開催報告

2023年度 第1回 都医学研都民講座(2023年4月27日 開催)
遺伝性神経疾患におけるカルパイン制御について


カルパインプロジェクトリーダー 小野 弥子

4月27日(木曜日)、「遺伝性神経疾患におけるカルパイン制御について」と題して、2023 年度第1回都医学研都民講座をハイブリッド方式で開催しました。今回は、福井大学学術研究院医学系部門教授の山田雅己先生を講師にお迎えしました。

様々な神経変性疾患において、細胞内に存在するタンパク質分解酵素であるカルパインの機能異常が発症機構や病態進行に大きく関与することが報告されています。今回、山田先生には、滑脳症という発達障害疾患の発症機構に、カルパインによるタンパク質分解がどのように関わるのか、を明らかにした研究についてお話し頂きました。
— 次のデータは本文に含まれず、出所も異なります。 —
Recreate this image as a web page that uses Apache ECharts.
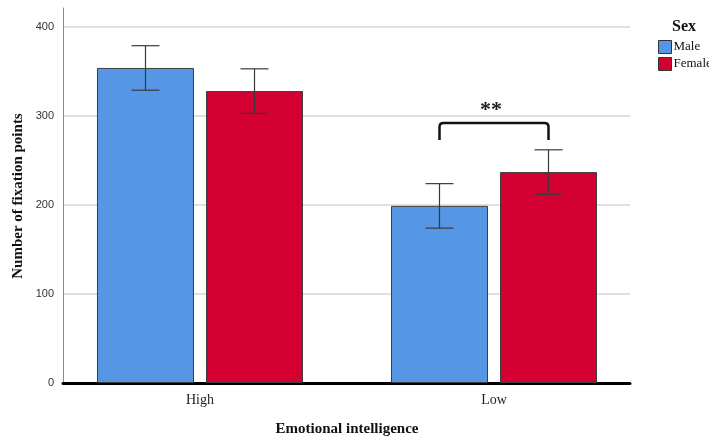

滑脳症は、一般的に脳のシワと呼ばれる脳回や脳溝がないことが特徴で、臨床症状としては、精神遅滞やけいれん等の重い症状がみられます。複数の原因遺伝子が報告されていますが、突然変異による散発例が多く、現状では根本的な治療方法はありません。一方、滑脳症の発症メカニズムに共通しているのは神経細胞の移動障害による脳形成異常であり、特に胎生期に脳が作られる段階における細胞内物流システムの重要性が注目を集めるに至っています。

福井大学 山田雅己先生
福井大学 山田雅己先生

神経細胞の中心部(中心体)と先端(神経終末)の間では微小管を介して様々な物質が輸送されていますが、滑脳症原因遺伝子の多くが微小管関連タンパク質の遺伝子です。また、その6割を占める Lis1遺伝子変異では、カルパインによる Lis1タンパク質の分解が亢進しているため、Lis1タンパク質の減少と、その結果、神経細胞内での物質輸送が滞ってしまうということが見出されています。このような知見をもとに、培養細胞やLis1遺伝子変異マウスの系において、カルパイン阻害薬の効果を検討した結果、神経細胞の移動能力や個体の運動能力や記憶・学習効果の回復・改善が見られたということをお話し頂きました。疾患治療を目的としたカルパイン阻害剤の開発は世界中で進められていますが、滑脳症への応用は発生時期を視野に入れているという特徴があり、そのために様々な問題点の克服が必要でもあります。講演を通じて、臨床・開発・基礎という3本柱の中で、基礎の立場だからこそ、発症メカニズムに即した治療法確立に挑戦する、という先生の熱意が伝わってきました。

講演後のアンケートでは、「滑脳症の子供がいるため興味があり参加しました。有効な治療法が早く見つかると良いなと思います。」といった御意見を多く頂きました。